Ahmet Faruk Demir / Bir Uyanış

İlkbahar bir bayram, bir uyanış, bir mucize, bir çılgınlık, olmayacak gibi duran bir şeyin oluşu; Doğa için yeniden diriliş demektir. İnsanlar ilkbahar ile beraber hayat bulurlar. Dışarıya çıkarlar, kışa göre çok daha sosyal hayat yaşarlar. Bitkilerin büyük bir kısmı son baharını yaşadıktan sonra derin bir uykuya dalarlar. Ancak bir ölüm değildir bu uyku. Bir dinlenme, bir güçlenmedir. Özlenmeyi beklemedir. Sadece bitkiler için değil aslında, İlkbahar insanlar için de bir yenilenme, bir mutluluk kaynağıdır. Sıcaklarla beraber toplum içinde birlik beraberlik artar. Sosyalleşen insan yeni bağlar kurarak zaman geçirir. Hemen her insan tarafından en çok beklenen, en çok hayal edilen mevsimdir. Doğadaki tüm canlılar için bir değişim halidir. Kış uykusuna yatan hayvanlar uyanarak yeni bir yıla başlar.

haber/Photo_1677923915870.jpg

İlkbahar belki de mevsimlerin en güzeli en kıymetlisidir. Doğanın yeniden doğmaya başladığı ve tüm insanlara huzur ve mutluluk saçan bu mevsim güzel günler için kullanılan çoğu deyim içinede bir şekilde sıkıştırılır. Çünkü baharı yaşamak demek hayatı yaşamak demektir. Hayat her zaman güzeldir ama baharda bir başka güzeldir. İlkbaharda insanlar, hayata yeniden bağlanır ağaçlara, dağlara çiçeklere, bayırlara tekrar aşık olur.

Yılın yorgunluğunu atmak isteyen insanlar ilkbaharın temiz, berrak, sıcak havaları ile kendilerini bırakırlar. Ailelerine daha çok zaman ayırırlar, ilkbahar etkinlikleri gerçekleştirerek doğayı yeniden tanırlar. İlkbahar insanlara paylaşmayı, dayanışmayı ve kaynaşmayı öğretir. Toplum olarak aynı ortak alanları paylaşarak zaman geçiririz.

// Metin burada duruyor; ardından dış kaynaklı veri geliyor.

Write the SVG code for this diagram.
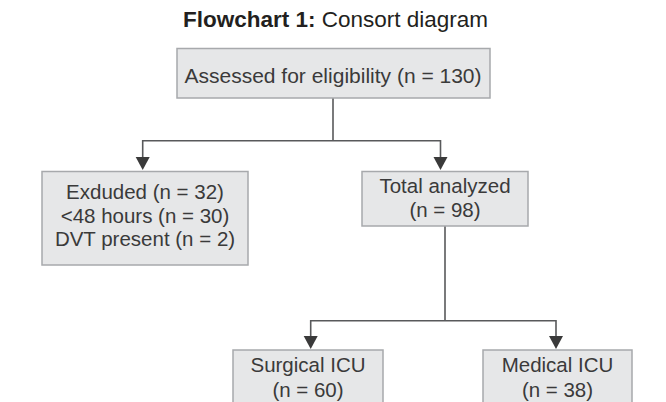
<svg xmlns="http://www.w3.org/2000/svg" width="666" height="402" viewBox="0 0 666 402">
<style>
.box{fill:#e6e7e8;stroke:#a7a9ac;stroke-width:1.5}
.t{font-family:"Liberation Sans",Arial,sans-serif;font-size:20.5px;fill:#3a3a3a;text-anchor:middle}
.title{font-family:"Liberation Sans",Arial,sans-serif;font-size:22.5px;fill:#231f20;text-anchor:middle}
.ln{fill:none;stroke:#58595b;stroke-width:1.6}
.ah{fill:#3a3a3a}
</style>
<text class="title" x="335.5" y="27"><tspan font-weight="bold">Flowchart 1:</tspan> Consort diagram</text>
<g id="connectors">
<path class="ln" d="M333,98 V140.7"/>
<path class="ln" d="M142.7,157.5 V140.7 H440.5 V157.5"/>
<path class="ln" d="M445,226 V320.7"/>
<path class="ln" d="M310.7,337 V320.7 H556 V337"/>
<path class="ah" d="M135.7,157 L149.7,157 L142.7,170 Z"/>
<path class="ah" d="M433.5,157 L447.5,157 L440.5,170 Z"/>
<path class="ah" d="M303.7,336 L317.7,336 L310.7,349 Z"/>
<path class="ah" d="M549,336 L563,336 L556,349 Z"/>
</g>
<g id="assessed">
<rect class="box" x="177" y="48.5" width="313" height="49.5"/>
<text class="t" x="333" y="83" style="font-size:21px">Assessed for eligibility (n = 130)</text>
</g>
<g id="excluded">
<rect class="box" x="42" y="171.5" width="206" height="93.5"/>
<text class="t" x="145" y="199">Exduded (n = 32)</text>
<text class="t" x="145" y="222.5">&lt;48 hours (n = 30)</text>
<text class="t" x="145" y="245.5">DVT present (n = 2)</text>
</g>
<g id="analyzed">
<rect class="box" x="362" y="171.5" width="166" height="54.5"/>
<text class="t" x="445" y="193">Total analyzed</text>
<text class="t" x="445" y="217">(n = 98)</text>
</g>
<g id="surgical">
<rect class="box" x="233" y="350" width="150" height="60"/>
<text class="t" x="308" y="372">Surgical ICU</text>
<text class="t" x="308" y="397">(n = 60)</text>
</g>
<g id="medical">
<rect class="box" x="483" y="350" width="149" height="60"/>
<text class="t" x="557.5" y="372">Medical ICU</text>
<text class="t" x="557.5" y="397">(n = 38)</text>
</g>
</svg>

Öyle ki doğanın bize bahşettiği dört mevsimi de tadında yaşayabilen bir ülkeyiz. Her mevsimin kendine has güzellikleri var. Ancak ilkbahar bir başkadır yanımızda. İlkbahar kışın beyaz ve gri tonlarının ardından parlak renklere dönüşerek, sokakta güneş ısınır, kuşlar yüksek sesle ıslık çalar ve bahar tazeliği çoktan havaya dökülür, yoldan geçenlerin yüzleri kasvetli bir kış ifadesinden parlak bir bahara dönüşür. Ağaçlar, verecekleri meyvelerin müjdesini verir çiçekleriyle, dağlarda kırlarda açan elvan çiçekler, çiçeklerde gezen kelebekler, arılar, kuşlar, henüz doğmuş tatlı kuzucuklar ve daha nice güzellikler…

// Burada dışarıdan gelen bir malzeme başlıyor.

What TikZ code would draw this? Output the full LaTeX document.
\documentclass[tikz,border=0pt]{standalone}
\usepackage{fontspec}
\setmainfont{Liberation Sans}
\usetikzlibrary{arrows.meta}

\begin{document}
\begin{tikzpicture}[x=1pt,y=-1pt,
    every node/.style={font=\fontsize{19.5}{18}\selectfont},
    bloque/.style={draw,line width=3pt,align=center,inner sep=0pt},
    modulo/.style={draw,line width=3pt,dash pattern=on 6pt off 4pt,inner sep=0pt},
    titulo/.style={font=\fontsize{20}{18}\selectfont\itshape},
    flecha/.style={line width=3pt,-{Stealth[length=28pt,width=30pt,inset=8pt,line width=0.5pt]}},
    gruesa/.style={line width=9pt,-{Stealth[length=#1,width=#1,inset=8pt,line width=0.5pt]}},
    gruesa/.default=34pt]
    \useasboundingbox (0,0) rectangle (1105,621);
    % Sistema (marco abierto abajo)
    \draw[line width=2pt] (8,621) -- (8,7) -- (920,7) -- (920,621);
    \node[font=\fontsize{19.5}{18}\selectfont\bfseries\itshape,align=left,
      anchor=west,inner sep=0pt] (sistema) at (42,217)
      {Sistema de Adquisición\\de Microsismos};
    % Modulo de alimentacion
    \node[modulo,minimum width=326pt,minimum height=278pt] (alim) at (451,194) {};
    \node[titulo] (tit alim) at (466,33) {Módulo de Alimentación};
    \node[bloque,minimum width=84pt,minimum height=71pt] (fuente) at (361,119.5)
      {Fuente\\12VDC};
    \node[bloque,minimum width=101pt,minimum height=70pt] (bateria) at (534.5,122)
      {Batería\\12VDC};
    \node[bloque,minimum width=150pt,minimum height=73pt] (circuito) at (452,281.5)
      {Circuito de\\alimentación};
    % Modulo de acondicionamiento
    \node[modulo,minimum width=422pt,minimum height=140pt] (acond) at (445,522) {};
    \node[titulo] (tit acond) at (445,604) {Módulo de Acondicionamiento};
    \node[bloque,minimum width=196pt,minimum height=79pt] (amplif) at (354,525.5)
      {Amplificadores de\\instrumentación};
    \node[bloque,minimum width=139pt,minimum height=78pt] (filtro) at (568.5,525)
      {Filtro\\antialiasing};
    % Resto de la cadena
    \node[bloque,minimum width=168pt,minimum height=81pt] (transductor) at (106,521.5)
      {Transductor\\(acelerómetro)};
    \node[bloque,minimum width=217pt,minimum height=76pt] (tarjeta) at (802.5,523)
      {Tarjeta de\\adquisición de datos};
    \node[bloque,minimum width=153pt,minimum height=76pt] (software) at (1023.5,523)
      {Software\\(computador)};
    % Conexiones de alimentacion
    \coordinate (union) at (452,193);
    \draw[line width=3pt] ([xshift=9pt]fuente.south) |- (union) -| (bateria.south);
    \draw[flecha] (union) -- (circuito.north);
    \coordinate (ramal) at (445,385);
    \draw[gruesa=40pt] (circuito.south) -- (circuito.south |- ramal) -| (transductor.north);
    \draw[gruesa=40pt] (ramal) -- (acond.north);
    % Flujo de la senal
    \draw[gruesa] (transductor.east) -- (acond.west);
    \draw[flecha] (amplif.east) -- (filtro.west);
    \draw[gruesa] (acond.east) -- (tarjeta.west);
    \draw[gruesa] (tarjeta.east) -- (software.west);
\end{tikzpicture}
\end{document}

Küresel ısınmanın etkisiyle doğanın bu güzellikleri artık daha kısa süre yaşanmaktadır.

Bundan dolayı da baharlar eskiye oranla daha da kıymetlidir. ‘‘Tabiatın tercümana ihtiyacı yoktur, onun güzelliğini anlamak için, açık bir ruh yeter.’’ demiş Kari Betler. Baharın gelmesiyle gün yüzüne çıkan bu güzellikleri korumakta elbette üzerimize düşen vazifedir. İlkbaharı olması gerektiği gibi görüp yaşamak istiyorsak, doğaya zarar vermekten kaçınmalıyız Gün yüzüne çıkan doğanın bu güzelliklerini koruyarak doyasıya yaşamak dileğiyle…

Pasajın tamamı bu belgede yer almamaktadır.